Alpha Summit: On-Demand Economy Discussion
Earlier this week, I drove down with my friend James to Monterrey for this year’s Alpha Summit, which is basically a long afternoon of big group discussions with super smart founders and investors around a range of topics, followed by dinner and a party. It’s great fun and Mike Jung and his co-conspirator Eric Chin have created the type of group I wish I could’ve — every event they put on is so well researched and planned. (Thanks Mike J.)
Lately, I’ve been asked to lead or moderate sessions at events on the topic of the on-demand economy. Before this week, I was frankly surprised so many people were continually interested in this theme. After this week, now, I realize it is a real thing and also fun because it conjures up good, spirited debate. I’ll try to briefly summarize what was debated in the group, and if you’re interested in this topic, make sure to read Liz Gannes‘ terrific Re/code series on this phenomenon and follow The On-Demand Economy on Twitter, which was co-created by Mike Jaconi of Button, who co-led the session with me:
It’s Uber and then a big drop-off to everyone other company: While nearly $5b has been pumped into on-demand services, the lions share of that has gone into one company, after which there is a big drop off. People wondered if there could be two horses in the transport space, and felt food was more about having choices so could support more players, but then fewer barriers to entry.

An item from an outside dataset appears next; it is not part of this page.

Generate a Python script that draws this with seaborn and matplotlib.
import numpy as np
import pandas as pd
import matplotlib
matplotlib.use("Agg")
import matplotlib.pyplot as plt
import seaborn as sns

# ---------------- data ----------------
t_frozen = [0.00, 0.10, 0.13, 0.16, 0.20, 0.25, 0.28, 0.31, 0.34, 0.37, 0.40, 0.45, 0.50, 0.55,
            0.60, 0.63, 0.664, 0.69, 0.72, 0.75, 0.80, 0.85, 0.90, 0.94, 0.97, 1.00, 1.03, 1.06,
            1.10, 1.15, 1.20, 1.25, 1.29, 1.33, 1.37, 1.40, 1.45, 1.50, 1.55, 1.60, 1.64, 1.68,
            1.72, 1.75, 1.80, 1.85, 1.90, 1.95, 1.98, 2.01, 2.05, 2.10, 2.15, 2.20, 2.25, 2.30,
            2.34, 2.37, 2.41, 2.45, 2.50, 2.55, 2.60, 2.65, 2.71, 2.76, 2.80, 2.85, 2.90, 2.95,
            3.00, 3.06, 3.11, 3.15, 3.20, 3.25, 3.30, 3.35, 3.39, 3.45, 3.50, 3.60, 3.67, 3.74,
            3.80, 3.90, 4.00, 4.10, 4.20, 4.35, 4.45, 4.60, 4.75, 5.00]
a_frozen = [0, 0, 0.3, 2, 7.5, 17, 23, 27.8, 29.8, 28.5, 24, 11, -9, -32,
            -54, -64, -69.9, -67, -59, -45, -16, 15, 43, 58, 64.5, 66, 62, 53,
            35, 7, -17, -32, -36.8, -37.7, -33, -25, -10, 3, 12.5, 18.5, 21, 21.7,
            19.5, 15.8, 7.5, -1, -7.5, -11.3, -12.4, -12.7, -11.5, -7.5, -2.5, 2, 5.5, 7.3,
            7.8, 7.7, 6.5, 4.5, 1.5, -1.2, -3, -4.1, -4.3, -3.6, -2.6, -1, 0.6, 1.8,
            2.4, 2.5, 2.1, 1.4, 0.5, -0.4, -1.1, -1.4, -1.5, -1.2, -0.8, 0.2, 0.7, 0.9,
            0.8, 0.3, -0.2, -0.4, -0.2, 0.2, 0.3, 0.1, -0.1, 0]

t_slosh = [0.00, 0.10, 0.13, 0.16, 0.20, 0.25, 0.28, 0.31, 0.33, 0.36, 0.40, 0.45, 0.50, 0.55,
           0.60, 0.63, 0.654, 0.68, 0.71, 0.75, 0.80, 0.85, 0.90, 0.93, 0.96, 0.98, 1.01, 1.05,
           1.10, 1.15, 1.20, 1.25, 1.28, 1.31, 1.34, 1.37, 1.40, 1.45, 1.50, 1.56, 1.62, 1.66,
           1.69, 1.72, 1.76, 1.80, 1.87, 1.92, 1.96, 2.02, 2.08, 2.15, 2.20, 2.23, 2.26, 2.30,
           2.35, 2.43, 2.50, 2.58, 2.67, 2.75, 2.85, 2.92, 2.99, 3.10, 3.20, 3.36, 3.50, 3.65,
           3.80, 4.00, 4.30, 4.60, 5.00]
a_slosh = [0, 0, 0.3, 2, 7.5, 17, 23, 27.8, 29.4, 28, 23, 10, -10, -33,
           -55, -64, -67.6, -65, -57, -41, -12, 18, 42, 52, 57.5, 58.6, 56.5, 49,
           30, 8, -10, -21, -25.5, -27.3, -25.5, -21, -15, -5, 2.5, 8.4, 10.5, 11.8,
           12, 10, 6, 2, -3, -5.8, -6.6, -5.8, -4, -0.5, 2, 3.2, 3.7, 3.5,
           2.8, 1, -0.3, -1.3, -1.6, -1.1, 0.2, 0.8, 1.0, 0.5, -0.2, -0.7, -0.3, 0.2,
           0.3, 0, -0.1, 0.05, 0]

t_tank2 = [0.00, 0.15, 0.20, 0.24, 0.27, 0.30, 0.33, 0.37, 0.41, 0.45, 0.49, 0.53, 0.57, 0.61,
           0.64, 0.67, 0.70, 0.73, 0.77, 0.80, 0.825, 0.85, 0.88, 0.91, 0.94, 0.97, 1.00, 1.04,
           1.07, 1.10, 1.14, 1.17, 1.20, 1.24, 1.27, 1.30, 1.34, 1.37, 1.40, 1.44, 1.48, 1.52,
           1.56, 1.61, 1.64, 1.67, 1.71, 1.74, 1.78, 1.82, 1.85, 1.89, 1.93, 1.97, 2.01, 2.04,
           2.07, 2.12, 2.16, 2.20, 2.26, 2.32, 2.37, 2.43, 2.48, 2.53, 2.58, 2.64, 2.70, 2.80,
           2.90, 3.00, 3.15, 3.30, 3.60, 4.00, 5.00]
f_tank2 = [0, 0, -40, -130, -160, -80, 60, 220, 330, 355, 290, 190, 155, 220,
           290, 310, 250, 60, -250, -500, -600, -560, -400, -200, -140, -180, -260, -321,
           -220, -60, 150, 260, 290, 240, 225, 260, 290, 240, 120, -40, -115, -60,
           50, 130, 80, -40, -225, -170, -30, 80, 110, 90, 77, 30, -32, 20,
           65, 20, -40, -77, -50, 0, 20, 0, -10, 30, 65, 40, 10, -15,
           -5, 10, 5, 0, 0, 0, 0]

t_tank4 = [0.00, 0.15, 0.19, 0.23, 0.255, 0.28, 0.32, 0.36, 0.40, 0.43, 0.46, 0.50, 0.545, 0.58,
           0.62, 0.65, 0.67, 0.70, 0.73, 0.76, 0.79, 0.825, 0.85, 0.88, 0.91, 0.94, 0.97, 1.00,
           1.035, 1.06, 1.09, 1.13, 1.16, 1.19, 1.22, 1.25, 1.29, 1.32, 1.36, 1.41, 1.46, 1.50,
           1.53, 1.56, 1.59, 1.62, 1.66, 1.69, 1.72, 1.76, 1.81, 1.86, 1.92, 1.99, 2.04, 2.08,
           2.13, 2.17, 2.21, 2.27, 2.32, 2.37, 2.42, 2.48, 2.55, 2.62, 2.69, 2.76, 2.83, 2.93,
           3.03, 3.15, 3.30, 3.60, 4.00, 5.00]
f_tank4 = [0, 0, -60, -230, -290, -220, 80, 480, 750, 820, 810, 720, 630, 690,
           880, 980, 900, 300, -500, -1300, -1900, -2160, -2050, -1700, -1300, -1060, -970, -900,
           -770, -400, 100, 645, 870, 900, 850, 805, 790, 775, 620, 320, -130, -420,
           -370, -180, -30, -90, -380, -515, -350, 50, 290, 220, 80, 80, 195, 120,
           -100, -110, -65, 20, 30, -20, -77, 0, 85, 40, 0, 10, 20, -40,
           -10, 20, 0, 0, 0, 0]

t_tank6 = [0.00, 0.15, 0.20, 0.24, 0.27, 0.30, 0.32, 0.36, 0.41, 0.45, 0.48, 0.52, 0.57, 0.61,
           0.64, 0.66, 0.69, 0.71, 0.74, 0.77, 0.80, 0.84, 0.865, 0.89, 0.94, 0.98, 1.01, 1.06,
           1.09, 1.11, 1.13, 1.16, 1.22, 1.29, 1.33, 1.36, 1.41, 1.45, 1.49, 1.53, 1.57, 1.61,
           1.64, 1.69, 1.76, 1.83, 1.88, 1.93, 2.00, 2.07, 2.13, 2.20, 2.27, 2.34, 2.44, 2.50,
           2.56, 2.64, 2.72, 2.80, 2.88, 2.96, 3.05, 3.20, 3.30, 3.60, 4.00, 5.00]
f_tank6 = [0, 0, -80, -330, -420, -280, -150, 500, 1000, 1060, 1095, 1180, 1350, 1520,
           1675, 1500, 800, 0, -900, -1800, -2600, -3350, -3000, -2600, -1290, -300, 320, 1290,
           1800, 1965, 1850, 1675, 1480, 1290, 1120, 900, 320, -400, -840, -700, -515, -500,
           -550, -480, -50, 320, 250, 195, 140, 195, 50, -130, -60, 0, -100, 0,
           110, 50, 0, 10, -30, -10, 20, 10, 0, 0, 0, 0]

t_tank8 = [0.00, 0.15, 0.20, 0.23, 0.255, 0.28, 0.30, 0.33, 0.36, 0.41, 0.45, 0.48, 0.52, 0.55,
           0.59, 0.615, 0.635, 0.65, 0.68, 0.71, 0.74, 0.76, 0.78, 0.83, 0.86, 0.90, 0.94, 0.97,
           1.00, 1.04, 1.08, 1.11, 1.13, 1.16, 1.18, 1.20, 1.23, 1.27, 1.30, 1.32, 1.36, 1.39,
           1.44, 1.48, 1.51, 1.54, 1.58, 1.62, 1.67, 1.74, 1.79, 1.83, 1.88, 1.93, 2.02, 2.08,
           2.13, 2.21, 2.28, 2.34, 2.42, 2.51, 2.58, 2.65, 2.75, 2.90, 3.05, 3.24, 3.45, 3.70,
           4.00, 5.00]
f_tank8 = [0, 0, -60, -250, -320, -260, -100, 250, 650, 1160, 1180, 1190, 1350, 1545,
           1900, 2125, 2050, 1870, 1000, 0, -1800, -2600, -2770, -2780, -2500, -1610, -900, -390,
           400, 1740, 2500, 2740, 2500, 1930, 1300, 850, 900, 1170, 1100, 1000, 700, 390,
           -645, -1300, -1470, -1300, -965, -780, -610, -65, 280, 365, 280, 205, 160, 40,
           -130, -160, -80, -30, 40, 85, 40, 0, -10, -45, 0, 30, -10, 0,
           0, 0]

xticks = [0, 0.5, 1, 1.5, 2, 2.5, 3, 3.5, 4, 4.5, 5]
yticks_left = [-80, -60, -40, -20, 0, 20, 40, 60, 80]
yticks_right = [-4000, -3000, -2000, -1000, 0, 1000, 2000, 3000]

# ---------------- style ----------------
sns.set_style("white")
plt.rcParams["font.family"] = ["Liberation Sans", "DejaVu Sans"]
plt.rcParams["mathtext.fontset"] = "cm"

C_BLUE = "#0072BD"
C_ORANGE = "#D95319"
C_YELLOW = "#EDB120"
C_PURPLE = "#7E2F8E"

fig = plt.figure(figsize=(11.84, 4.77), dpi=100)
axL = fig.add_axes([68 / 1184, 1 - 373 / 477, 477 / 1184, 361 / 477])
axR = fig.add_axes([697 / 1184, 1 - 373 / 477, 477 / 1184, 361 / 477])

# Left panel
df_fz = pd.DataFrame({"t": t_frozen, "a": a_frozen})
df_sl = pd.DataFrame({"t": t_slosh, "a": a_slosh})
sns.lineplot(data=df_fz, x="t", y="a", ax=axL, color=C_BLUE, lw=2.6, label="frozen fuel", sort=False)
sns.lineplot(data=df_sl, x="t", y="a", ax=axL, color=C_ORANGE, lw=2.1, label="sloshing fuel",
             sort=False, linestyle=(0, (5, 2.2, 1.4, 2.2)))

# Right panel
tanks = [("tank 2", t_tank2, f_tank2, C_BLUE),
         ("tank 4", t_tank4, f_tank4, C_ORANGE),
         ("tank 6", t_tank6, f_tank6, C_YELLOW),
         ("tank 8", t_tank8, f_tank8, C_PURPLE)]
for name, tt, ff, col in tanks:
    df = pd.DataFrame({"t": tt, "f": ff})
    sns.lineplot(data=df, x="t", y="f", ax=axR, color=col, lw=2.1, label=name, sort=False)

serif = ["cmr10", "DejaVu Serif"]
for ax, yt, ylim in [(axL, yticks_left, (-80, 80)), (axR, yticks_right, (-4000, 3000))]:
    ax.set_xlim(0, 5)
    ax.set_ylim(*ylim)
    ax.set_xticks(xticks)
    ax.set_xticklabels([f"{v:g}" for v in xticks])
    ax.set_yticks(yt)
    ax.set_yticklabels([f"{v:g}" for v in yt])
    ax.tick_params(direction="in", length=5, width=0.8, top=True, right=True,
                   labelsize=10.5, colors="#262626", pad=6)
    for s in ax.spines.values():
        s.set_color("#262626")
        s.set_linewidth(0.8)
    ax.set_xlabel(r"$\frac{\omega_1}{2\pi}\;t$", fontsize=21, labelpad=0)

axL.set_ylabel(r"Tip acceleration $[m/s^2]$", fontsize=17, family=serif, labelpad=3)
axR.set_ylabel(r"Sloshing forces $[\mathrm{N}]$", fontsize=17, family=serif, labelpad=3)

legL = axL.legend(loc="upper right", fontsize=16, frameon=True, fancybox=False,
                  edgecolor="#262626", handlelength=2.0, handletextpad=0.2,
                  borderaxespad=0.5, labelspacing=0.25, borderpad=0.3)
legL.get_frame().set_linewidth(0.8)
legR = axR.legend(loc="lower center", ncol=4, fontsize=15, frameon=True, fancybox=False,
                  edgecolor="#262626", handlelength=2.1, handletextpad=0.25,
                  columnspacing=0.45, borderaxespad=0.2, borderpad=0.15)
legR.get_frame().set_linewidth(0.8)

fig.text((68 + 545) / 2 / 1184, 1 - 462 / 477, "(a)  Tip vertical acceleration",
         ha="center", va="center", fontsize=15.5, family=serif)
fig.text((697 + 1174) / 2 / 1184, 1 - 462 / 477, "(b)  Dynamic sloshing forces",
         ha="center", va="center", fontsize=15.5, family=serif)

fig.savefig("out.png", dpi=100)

Catering to the wealthy or the masses? Good split in the crowd (so it seemed) as to whether this is just a Tier 1 “rich city” wave or whether it can spread to many cities (Uber aside). There were attendees who understand the space who do not live in the Bay Area, and there thinking was largely that the unit economics of these businesses wouldn’t work in less dense places.
Frequency of use: This is a critical topic for consumer transactional services like these. We didn’t talk about it too long, but my feeling is that the most-valued services tend to have very strong daily active use cases (oftentimes more than once a day), while some have strong weekly active use cases, and a whole bunch are ones you’d use once a month, maybe even at best.

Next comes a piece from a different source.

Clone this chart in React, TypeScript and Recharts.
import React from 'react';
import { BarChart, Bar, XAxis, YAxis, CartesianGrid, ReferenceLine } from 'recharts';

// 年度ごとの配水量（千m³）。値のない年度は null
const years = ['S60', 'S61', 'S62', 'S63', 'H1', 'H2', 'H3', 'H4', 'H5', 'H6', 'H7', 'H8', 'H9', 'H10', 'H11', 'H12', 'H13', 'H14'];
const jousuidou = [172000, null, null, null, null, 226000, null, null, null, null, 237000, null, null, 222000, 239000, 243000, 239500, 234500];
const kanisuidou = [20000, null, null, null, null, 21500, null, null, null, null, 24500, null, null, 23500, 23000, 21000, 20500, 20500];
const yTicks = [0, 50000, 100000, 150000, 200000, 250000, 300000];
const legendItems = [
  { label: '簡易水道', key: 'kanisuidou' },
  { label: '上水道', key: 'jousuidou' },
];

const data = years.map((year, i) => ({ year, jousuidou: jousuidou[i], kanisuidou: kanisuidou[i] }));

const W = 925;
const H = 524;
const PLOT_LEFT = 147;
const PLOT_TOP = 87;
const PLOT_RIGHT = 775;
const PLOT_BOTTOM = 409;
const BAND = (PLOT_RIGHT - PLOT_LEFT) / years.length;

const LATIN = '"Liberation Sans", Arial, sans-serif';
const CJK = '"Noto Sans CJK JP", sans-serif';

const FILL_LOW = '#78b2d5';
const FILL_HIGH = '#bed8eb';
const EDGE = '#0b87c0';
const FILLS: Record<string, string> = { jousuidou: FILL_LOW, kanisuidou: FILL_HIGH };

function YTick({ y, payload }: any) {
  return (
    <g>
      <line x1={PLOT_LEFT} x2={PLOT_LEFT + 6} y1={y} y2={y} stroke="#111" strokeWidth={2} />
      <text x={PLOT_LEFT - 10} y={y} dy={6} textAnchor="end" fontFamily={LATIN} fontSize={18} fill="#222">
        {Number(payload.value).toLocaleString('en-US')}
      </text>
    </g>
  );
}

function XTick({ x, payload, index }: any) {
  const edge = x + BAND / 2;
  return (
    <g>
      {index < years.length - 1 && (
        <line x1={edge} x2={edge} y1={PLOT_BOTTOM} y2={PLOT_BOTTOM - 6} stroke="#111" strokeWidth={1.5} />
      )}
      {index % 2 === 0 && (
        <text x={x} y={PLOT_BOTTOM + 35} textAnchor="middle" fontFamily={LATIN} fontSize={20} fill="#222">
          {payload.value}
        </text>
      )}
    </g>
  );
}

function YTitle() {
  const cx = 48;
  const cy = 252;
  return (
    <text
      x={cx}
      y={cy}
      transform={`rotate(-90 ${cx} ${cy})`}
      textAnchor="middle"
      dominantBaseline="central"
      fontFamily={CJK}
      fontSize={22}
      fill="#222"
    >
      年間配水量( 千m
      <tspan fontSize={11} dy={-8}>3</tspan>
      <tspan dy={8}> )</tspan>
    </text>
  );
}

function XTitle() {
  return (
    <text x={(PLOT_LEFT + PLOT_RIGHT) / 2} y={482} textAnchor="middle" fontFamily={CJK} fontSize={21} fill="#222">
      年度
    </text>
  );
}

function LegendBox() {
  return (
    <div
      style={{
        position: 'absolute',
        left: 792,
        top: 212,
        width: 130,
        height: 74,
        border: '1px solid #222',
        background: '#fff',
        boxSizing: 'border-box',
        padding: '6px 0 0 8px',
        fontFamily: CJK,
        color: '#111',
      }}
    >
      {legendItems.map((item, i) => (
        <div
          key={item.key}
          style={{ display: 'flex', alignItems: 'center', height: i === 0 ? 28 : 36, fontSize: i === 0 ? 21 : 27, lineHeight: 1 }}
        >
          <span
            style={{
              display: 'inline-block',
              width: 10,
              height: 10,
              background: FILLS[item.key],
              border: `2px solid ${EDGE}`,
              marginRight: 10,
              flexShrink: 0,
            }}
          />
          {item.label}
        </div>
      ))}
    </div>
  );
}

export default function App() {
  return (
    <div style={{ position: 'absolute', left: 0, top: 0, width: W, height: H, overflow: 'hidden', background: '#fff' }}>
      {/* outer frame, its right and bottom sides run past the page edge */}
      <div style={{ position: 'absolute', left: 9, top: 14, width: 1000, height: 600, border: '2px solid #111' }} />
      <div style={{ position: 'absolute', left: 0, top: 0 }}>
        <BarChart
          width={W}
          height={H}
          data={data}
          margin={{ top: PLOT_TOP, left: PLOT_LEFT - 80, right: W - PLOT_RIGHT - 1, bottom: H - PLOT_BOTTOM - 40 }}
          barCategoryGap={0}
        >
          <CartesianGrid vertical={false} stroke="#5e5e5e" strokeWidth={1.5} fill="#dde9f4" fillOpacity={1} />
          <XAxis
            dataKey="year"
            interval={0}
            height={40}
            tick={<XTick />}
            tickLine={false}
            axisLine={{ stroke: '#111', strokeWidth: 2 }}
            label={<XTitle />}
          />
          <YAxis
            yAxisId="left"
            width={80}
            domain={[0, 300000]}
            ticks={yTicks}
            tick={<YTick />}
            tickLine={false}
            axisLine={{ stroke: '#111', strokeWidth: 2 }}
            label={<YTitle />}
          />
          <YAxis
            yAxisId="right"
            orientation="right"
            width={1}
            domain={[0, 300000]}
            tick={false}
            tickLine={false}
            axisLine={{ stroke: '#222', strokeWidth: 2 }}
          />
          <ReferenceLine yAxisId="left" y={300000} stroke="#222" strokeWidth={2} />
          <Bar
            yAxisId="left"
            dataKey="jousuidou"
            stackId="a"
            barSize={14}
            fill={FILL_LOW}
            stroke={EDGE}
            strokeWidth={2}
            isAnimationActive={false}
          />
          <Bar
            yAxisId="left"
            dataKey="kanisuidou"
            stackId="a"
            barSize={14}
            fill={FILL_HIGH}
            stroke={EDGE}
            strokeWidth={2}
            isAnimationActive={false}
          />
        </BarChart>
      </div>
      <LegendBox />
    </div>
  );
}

Unit economics and margin compression: Speaking of unit economics, there was healthy discussion around how and where these companies make their money. Do they skim off the delivery or have a margin on the good they’re delivering? Do they own inventory or will they need to? If margins are good today, will they compress with scale as entrants consolidate or pivot? My own view here is that food and transport/logistics are both multi-trillion dollar markets in the U.S. alone, so it may be the winds of the market which drive scale and weather any compression.
From consumer concept to B2B business model: This is a topic I’m focusing on, the spread of consumer concepts like sharing economy, on-demand services, and personalized software into the mid-tier company and enterprise stage. We didn’t discuss this unfortunately, but I’ll plug again that if you are thinking about this area, please get in touch with me. (My email is on my “About” page.)
After the session, a bunch of people approached me saying they loved the discussion, though they didn’t participate. I haven’t gotten that feedback on this topic, so maybe it’s because the business and delivery model feels very current today, and the market sizes and early indicators don’t lie — though they do cloak some companies which are likely burning venture cash in order to try to find a market. My own belief is that (1) many services called on-demand are in fact scheduled; (2) the category has been overfunded for some questionable use cases, but the cost is so low compared to the potential outcome, it’s worth a try; and (3) that the winners will eventually expand from what they’re doing today in order to capture more share — and using on-demand techniques is the wedge that cuts into the edge.